--- What this task involves ---
Print exactly the lines from the first one down to the line that contains "const yTitle = 'Number of Occurrences';", both included, and skip the pictures.

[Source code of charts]
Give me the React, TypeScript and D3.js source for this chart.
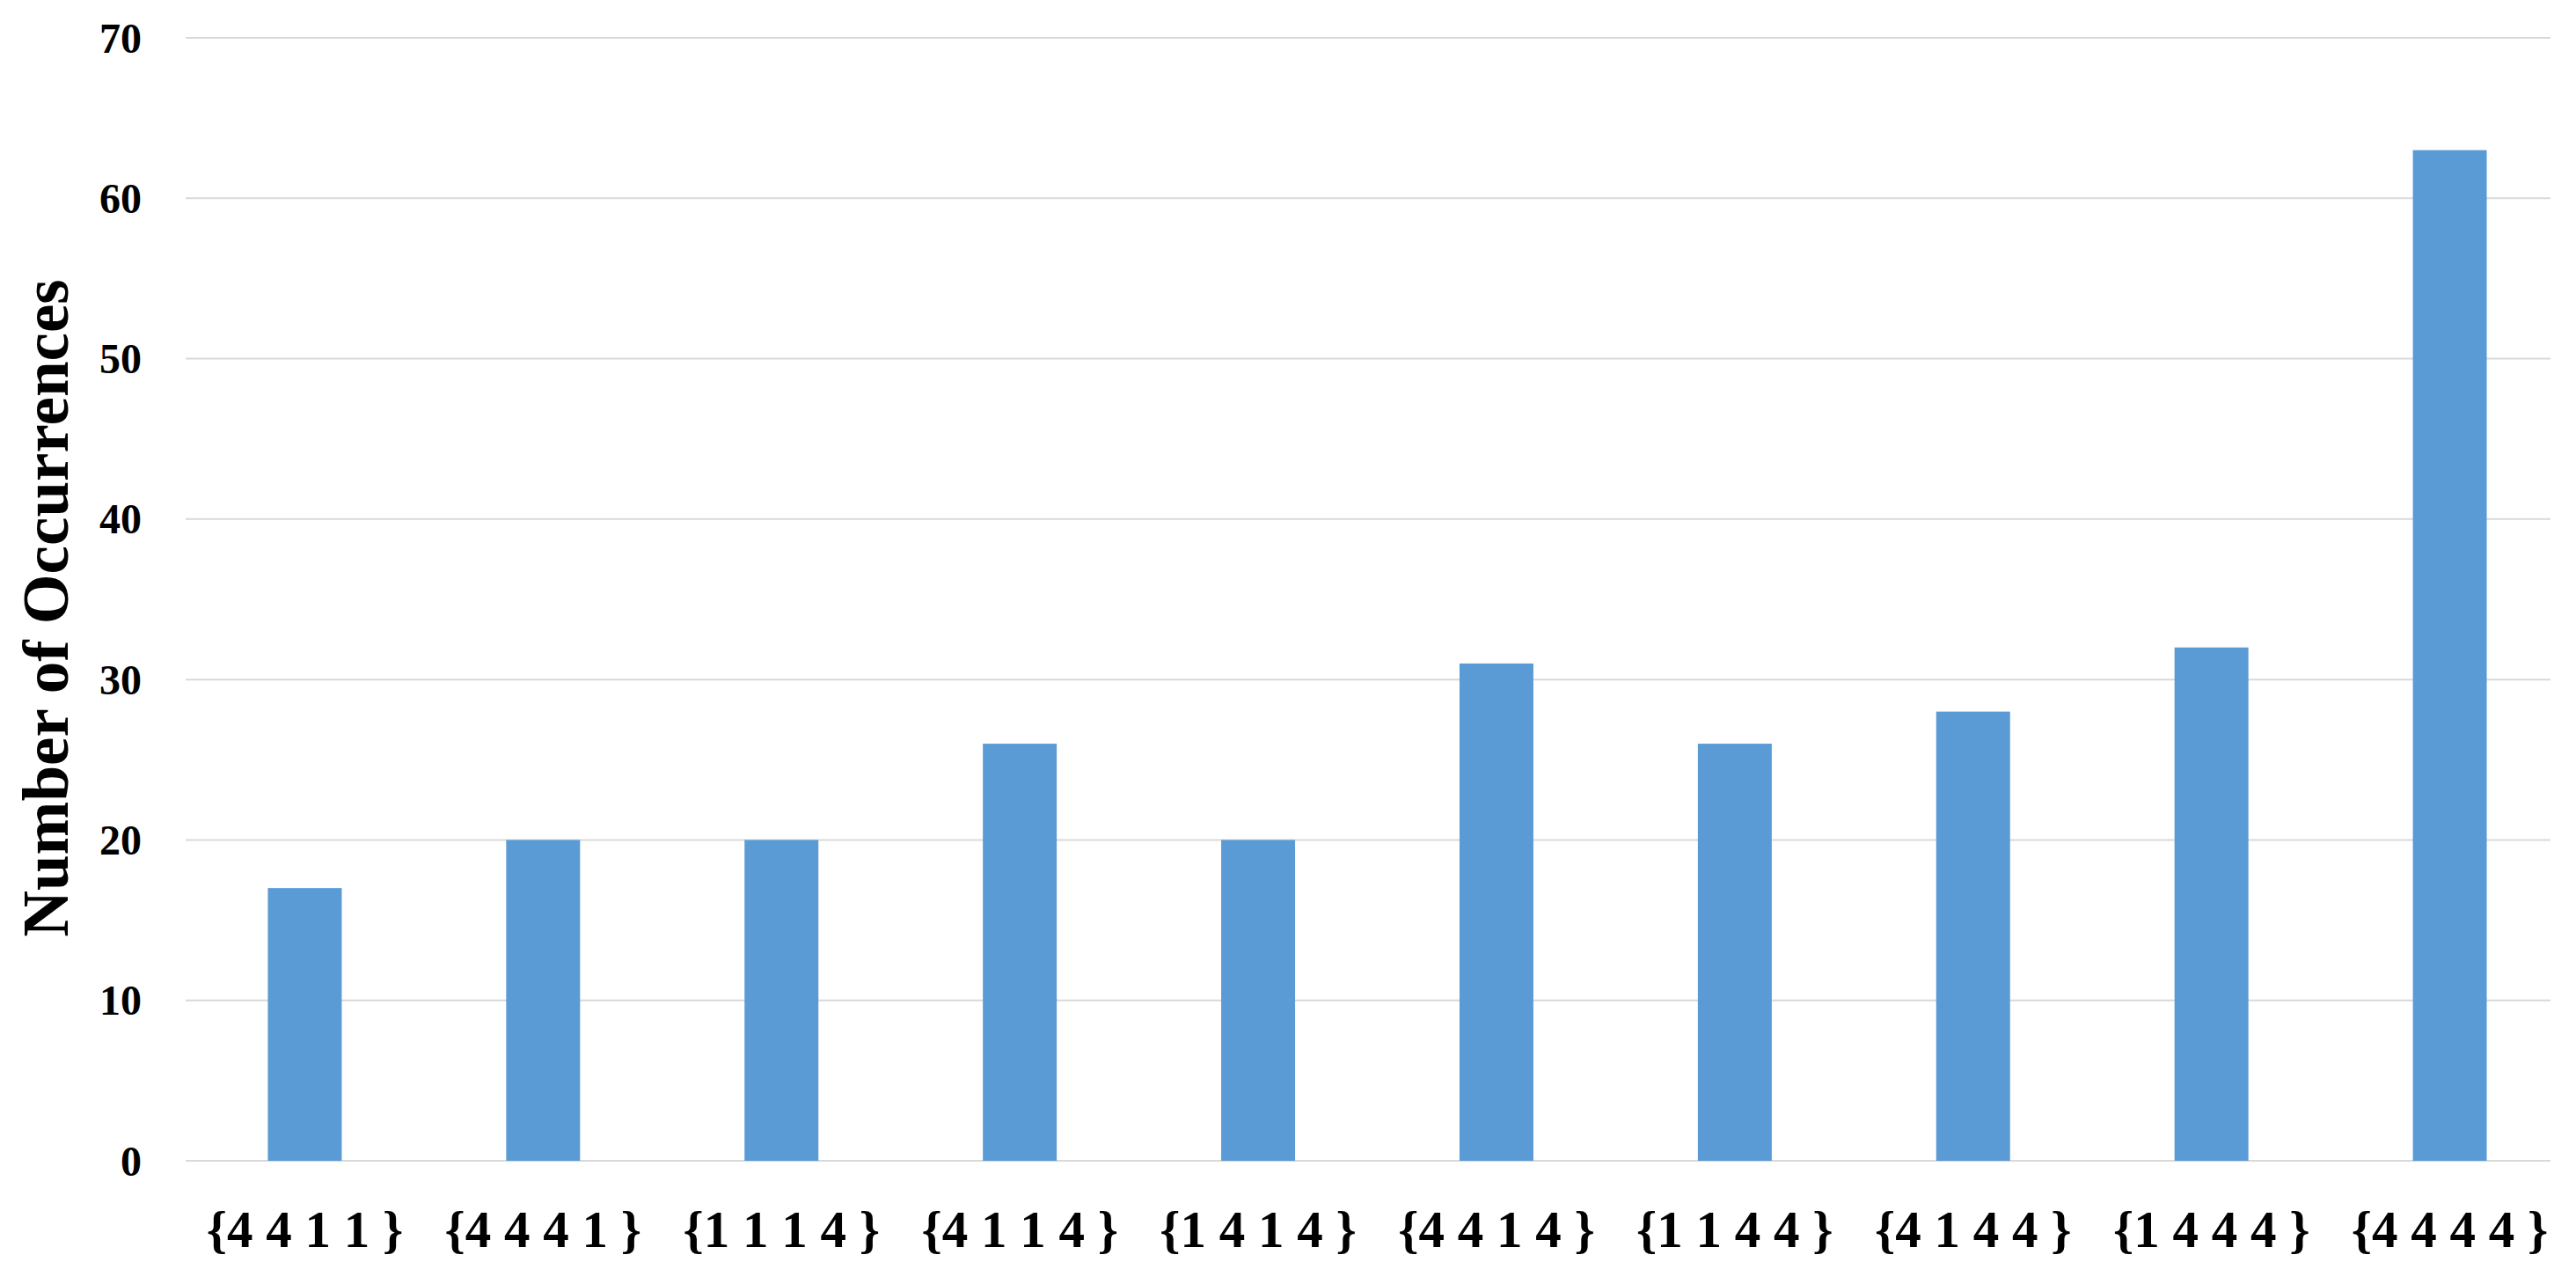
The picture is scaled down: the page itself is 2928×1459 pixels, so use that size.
import { useEffect } from 'react';
import * as d3 from 'd3';

// chart data
const categories = [
  '{4 4 1 1 }', '{4 4 4 1 }', '{1 1 1 4 }', '{4 1 1 4 }', '{1 4 1 4 }',
  '{4 4 1 4 }', '{1 1 4 4 }', '{4 1 4 4 }', '{1 4 4 4 }', '{4 4 4 4 }',
];
const occurrences = [17, 20, 20, 26, 20, 31, 26, 28, 32, 63];
const yTicks = [0, 10, 20, 30, 40, 50, 60, 70];
const yTitle = 'Number of Occurrences';

const W = 2928;
const H = 1459;
const plotLeft = 211;
const gridRight = 2899;
const bandRight = 2920;
const plotTop = 43;
const plotBottom = 1319;
const FONT = '"Liberation Serif", "DejaVu Serif", serif';

export default function App() {
  useEffect(() => {
    document.body.style.margin = '0';
  }, []);

  const x = d3.scaleBand<string>()
    .domain(categories)
    .range([plotLeft, bandRight])
    .paddingInner(0.69)
    .paddingOuter(0.345);

  const y = d3.scaleLinear()
    .domain([0, 70])
    .range([plotBottom, plotTop]);

  return (
    <svg width={W} height={H} style={{ display: 'block', background: '#fff' }}>
      {/* grid lines */}
      {yTicks.map(t => (
        <line key={t}
          x1={plotLeft} x2={gridRight}
          y1={y(t)} y2={y(t)}
          stroke="#d9d9d9" strokeWidth={2} />
      ))}

      {/* y tick labels */}
      {yTicks.map(t => (
        <text key={'l' + t}
          x={plotLeft - 50} y={y(t)}
          textAnchor="end" dominantBaseline="central"
          fontFamily={FONT} fontWeight="bold" fontSize={48} fill="#000">
          {t}
        </text>
      ))}

      {/* bars */}
      {categories.map((c, i) => (
        <rect key={c}
          x={x(c)} y={y(occurrences[i])}
          width={x.bandwidth()} height={y(0) - y(occurrences[i])}
          fill="#5b9bd5" />
      ))}

      {/* x labels */}
      {categories.map(c => (
        <text key={'x' + c}
          x={(x(c) ?? 0) + x.bandwidth() / 2} y={1397}
          textAnchor="middle" dominantBaseline="central"
          fontFamily={FONT} fontWeight="bold" fontSize={59} fill="#000">
          {c}
        </text>
      ))}

      {/* y axis title */}
      <text
        transform="translate(52,691) rotate(-90)"
        textAnchor="middle" dominantBaseline="central"
        fontFamily={FONT} fontWeight="bold" fontSize={73} fill="#000">
        {yTitle}
      </text>
    </svg>
  );
}
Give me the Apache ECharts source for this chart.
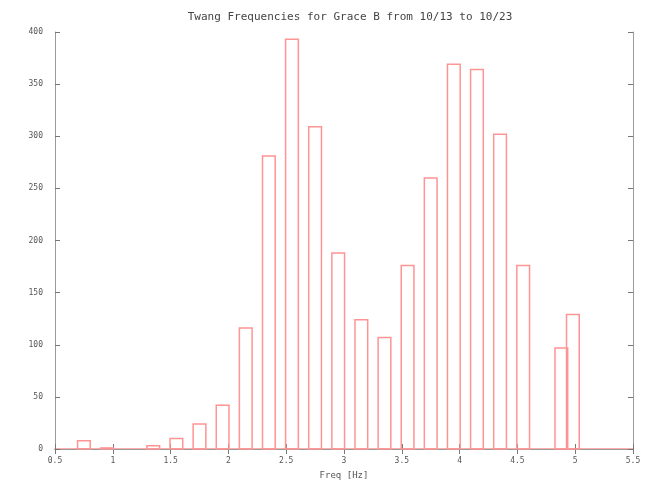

--- Exercise output ---
Give me the React, TypeScript and D3.js source for this chart.
The picture is scaled down: the page itself is 2928×1459 pixels, so use that size.
import { useEffect } from 'react';
import * as d3 from 'd3';

// chart data
const categories = [
  '{4 4 1 1 }', '{4 4 4 1 }', '{1 1 1 4 }', '{4 1 1 4 }', '{1 4 1 4 }',
  '{4 4 1 4 }', '{1 1 4 4 }', '{4 1 4 4 }', '{1 4 4 4 }', '{4 4 4 4 }',
];
const occurrences = [17, 20, 20, 26, 20, 31, 26, 28, 32, 63];
const yTicks = [0, 10, 20, 30, 40, 50, 60, 70];
const yTitle = 'Number of Occurrences';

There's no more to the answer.